What it is: another example of this team’s schizophrenia and oft-infuriating inconsistency. I mean, how delicious was that first half?
Dilly Duka was terrorizing, Alex has taken his move to the outside with relish, Arevalo Rios and Jeff Larentowicz are working well together, Chris Rolfe and Mike Magee keep popping up in annoying positions to track, and the Fire broke down a solid Houston defense, creating chance after chance after chance.
But because this game rarely if ever makes sense the way it should, the Fire let their guard down for a crucial period and relinquished a few points at home. It’s not the result of a dominant team, but then, that’s not what this Fire team is. It’s a team still trying to lock down its identity and self-expectations and the good news is that there’s still some time to do it.

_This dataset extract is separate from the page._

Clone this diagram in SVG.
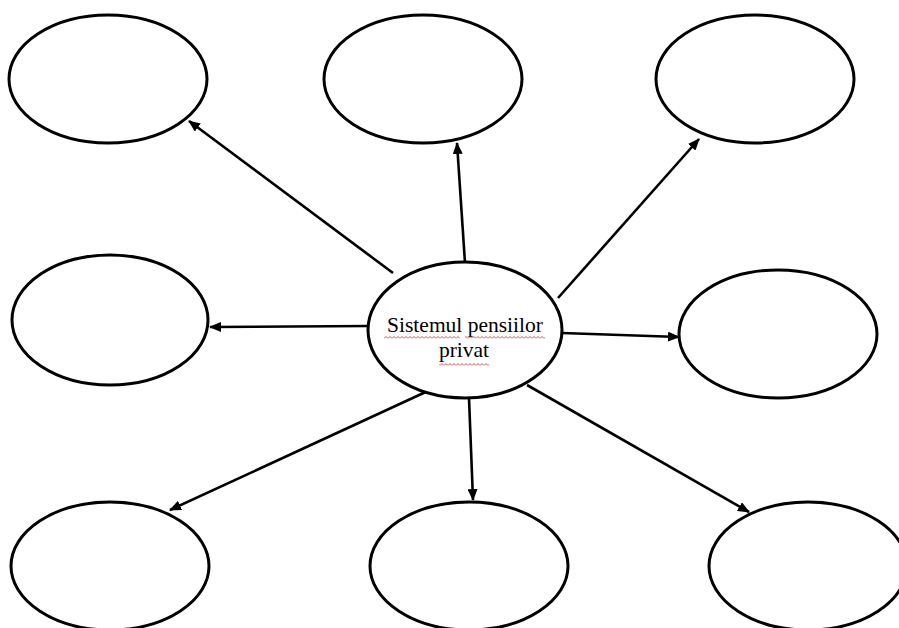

One thing the team has to get used to is Frank Klopas’ efficiency approach. “They had possession,” he said after the game, “but we are the ones that created the better chances.” This is a common adage for Klopas this year. He’s proven time and again that he’s comfortable ceding to possession to the other team, letting them play with it and knock it around sideways as much as they want - as long as, when the Fire have the ball, they make use of it to be dangerous.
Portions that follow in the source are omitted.